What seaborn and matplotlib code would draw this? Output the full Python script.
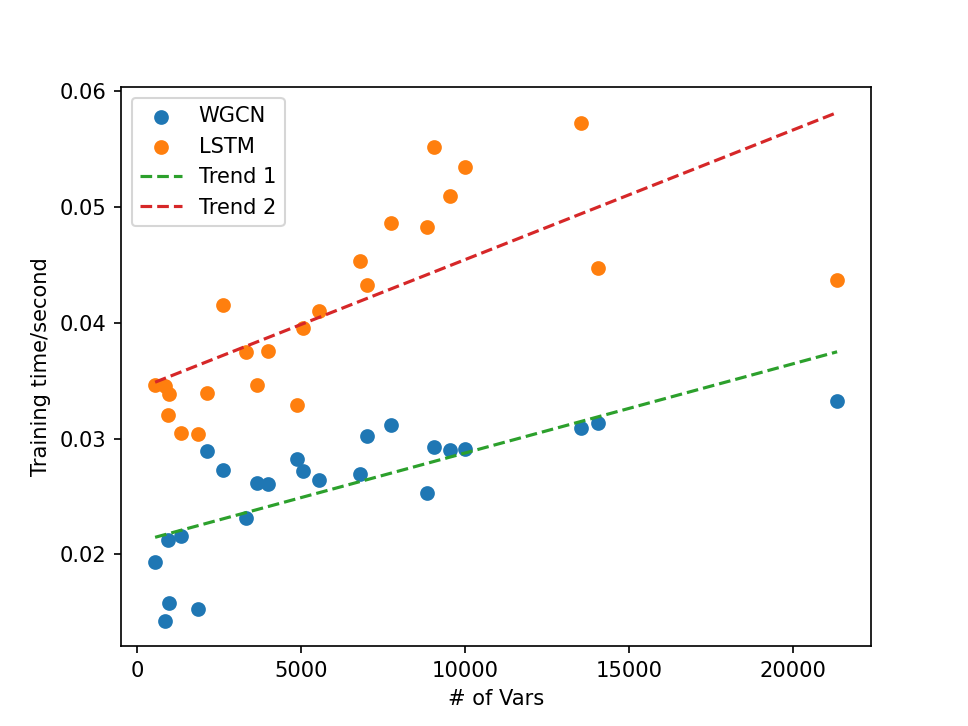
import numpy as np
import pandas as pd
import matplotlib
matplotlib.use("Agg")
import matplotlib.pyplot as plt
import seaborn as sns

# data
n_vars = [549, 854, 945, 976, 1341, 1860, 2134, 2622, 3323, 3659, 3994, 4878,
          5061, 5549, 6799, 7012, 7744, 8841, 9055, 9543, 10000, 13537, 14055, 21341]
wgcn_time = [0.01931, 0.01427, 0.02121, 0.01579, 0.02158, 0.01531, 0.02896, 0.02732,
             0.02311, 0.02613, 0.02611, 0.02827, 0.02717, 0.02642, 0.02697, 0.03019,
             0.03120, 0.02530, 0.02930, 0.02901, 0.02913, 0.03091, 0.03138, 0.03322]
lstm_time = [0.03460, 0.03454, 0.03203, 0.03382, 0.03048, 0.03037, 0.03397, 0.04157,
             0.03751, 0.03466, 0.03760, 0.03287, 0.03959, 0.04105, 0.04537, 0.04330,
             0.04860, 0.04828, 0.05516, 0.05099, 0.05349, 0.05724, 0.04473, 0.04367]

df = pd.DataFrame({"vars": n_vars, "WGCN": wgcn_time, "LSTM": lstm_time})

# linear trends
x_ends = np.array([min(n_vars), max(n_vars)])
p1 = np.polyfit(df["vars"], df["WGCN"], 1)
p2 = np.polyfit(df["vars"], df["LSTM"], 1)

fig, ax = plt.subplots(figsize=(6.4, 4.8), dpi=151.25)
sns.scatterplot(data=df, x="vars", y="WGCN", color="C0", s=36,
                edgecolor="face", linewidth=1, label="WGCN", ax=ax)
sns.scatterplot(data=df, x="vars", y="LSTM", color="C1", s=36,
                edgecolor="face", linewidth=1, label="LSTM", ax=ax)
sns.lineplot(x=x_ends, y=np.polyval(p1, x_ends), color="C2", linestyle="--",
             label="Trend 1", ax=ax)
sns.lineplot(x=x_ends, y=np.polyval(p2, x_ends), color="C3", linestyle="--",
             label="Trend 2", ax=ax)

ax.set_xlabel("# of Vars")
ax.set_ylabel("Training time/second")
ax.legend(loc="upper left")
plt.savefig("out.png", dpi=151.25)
---
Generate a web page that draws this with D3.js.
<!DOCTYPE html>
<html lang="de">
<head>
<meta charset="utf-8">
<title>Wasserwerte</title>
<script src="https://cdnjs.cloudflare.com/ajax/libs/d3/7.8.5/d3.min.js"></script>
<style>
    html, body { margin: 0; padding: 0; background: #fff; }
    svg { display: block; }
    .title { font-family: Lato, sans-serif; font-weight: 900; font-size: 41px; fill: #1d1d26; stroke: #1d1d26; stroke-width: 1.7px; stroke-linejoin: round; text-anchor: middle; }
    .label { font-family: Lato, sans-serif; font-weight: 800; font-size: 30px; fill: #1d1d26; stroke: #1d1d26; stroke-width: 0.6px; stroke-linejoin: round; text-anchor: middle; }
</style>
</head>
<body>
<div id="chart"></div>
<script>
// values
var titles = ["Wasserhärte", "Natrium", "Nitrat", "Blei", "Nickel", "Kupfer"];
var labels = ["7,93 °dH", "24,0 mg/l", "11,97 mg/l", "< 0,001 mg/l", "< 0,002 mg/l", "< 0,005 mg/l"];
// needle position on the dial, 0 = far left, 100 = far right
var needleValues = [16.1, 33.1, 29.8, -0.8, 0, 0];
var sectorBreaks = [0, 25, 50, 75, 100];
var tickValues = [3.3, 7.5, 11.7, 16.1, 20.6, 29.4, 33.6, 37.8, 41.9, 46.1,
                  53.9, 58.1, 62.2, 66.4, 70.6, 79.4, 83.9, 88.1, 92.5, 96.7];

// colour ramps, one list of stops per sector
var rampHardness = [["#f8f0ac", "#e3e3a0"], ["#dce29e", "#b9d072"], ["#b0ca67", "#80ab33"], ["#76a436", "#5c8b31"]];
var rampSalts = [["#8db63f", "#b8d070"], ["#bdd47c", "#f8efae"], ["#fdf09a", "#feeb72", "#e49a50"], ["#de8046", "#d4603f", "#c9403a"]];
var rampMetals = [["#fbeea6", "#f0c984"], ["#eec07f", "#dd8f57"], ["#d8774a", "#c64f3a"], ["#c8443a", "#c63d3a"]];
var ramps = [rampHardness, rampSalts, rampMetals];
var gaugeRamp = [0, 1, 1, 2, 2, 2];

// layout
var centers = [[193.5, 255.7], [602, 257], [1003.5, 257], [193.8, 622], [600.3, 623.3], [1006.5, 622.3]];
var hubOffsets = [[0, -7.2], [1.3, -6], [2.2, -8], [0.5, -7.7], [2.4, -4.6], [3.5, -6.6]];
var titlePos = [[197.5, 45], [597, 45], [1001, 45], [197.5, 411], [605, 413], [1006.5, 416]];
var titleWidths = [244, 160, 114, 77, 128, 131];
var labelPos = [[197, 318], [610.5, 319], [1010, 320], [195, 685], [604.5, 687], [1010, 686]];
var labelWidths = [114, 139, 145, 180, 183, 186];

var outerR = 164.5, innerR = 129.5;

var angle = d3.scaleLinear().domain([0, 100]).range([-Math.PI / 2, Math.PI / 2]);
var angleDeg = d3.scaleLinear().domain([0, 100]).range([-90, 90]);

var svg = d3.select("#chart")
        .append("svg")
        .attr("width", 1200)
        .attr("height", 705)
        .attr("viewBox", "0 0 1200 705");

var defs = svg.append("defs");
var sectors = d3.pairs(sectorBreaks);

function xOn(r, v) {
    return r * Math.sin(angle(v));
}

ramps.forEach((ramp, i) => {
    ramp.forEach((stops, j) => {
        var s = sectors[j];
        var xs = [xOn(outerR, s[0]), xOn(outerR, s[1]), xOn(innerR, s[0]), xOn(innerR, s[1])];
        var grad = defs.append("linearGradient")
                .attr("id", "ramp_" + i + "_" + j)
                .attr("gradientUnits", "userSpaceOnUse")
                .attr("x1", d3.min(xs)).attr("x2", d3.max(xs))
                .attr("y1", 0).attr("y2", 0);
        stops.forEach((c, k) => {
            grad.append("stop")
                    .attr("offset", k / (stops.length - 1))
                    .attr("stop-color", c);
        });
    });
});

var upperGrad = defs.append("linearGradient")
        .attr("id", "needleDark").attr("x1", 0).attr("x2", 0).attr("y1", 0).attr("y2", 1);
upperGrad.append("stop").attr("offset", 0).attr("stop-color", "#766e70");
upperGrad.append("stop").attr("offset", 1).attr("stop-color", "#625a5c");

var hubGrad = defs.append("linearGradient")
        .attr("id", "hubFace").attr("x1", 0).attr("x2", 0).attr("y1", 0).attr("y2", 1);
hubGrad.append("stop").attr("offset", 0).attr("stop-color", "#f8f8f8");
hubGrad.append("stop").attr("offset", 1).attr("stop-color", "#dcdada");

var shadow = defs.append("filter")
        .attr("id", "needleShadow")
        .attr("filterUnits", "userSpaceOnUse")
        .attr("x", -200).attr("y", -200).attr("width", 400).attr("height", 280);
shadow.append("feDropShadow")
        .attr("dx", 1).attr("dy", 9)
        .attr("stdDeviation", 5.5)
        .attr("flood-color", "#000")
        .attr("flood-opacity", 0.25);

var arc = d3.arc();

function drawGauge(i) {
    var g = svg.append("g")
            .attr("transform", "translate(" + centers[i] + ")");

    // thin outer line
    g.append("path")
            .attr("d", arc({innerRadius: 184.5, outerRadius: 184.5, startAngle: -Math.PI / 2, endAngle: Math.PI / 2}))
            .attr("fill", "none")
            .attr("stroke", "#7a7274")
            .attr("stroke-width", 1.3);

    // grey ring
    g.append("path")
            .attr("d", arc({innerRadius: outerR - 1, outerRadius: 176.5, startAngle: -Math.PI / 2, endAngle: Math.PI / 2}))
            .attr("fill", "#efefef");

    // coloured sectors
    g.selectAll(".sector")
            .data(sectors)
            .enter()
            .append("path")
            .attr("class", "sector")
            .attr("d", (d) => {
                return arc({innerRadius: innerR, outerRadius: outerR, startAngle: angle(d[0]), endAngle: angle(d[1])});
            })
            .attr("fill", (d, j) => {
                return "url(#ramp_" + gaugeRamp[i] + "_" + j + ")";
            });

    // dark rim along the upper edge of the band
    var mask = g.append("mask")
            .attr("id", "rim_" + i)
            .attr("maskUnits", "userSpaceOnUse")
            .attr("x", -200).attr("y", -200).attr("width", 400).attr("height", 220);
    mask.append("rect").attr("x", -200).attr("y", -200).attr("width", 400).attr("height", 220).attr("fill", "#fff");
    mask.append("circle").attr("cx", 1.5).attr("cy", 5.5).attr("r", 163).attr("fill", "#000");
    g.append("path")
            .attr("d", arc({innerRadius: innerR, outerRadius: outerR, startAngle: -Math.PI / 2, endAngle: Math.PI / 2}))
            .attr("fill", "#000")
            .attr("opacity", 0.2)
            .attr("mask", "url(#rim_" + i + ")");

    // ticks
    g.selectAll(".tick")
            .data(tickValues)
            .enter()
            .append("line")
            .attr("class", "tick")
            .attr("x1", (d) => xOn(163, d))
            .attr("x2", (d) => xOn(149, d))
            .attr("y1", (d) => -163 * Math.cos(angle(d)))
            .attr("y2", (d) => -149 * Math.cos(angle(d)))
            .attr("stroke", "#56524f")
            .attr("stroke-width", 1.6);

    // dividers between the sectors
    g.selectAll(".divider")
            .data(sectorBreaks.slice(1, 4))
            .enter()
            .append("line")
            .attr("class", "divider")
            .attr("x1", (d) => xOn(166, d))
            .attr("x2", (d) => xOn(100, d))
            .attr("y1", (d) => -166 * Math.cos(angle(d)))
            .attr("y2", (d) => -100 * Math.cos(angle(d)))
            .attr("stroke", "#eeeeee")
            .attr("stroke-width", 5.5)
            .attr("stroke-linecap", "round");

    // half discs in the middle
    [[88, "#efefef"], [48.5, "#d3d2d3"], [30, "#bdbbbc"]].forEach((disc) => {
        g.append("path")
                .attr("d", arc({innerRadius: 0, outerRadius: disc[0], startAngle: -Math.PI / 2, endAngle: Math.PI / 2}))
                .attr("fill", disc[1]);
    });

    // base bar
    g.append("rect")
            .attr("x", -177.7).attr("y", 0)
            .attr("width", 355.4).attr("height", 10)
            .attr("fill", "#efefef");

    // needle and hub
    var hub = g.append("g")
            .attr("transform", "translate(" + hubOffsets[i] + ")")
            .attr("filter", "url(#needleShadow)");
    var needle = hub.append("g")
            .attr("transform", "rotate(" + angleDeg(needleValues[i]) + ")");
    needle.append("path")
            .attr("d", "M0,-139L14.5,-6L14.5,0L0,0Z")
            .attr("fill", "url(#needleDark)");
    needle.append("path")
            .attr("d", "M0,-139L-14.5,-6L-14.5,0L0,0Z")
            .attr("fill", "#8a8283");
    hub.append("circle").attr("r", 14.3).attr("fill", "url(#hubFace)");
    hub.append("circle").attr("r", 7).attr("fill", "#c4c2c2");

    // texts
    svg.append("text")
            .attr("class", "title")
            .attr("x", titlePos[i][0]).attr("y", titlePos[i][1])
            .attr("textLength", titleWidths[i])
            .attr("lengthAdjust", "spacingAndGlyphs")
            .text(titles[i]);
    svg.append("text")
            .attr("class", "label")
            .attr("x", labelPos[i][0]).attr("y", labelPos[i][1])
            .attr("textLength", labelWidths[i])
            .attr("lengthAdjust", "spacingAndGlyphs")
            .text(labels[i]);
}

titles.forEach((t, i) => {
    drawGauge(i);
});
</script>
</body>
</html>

What is asked >> Only the lines from the one with "Generate a web" up to the one with "53.9, 58.1, 62.2, 66.4, 70.6, 79.4, 83.9, 88.1, 92.5, 96.7];" should be repeated, both included, exactly as they appear.

Answer to the task >>
Generate a web page that draws this with D3.js.
<!DOCTYPE html>
<html lang="de">
<head>
<meta charset="utf-8">
<title>Wasserwerte</title>
<script src="https://cdnjs.cloudflare.com/ajax/libs/d3/7.8.5/d3.min.js"></script>
<style>
    html, body { margin: 0; padding: 0; background: #fff; }
    svg { display: block; }
    .title { font-family: Lato, sans-serif; font-weight: 900; font-size: 41px; fill: #1d1d26; stroke: #1d1d26; stroke-width: 1.7px; stroke-linejoin: round; text-anchor: middle; }
    .label { font-family: Lato, sans-serif; font-weight: 800; font-size: 30px; fill: #1d1d26; stroke: #1d1d26; stroke-width: 0.6px; stroke-linejoin: round; text-anchor: middle; }
</style>
</head>
<body>
<div id="chart"></div>
<script>
// values
var titles = ["Wasserhärte", "Natrium", "Nitrat", "Blei", "Nickel", "Kupfer"];
var labels = ["7,93 °dH", "24,0 mg/l", "11,97 mg/l", "< 0,001 mg/l", "< 0,002 mg/l", "< 0,005 mg/l"];
// needle position on the dial, 0 = far left, 100 = far right
var needleValues = [16.1, 33.1, 29.8, -0.8, 0, 0];
var sectorBreaks = [0, 25, 50, 75, 100];
var tickValues = [3.3, 7.5, 11.7, 16.1, 20.6, 29.4, 33.6, 37.8, 41.9, 46.1,
                  53.9, 58.1, 62.2, 66.4, 70.6, 79.4, 83.9, 88.1, 92.5, 96.7];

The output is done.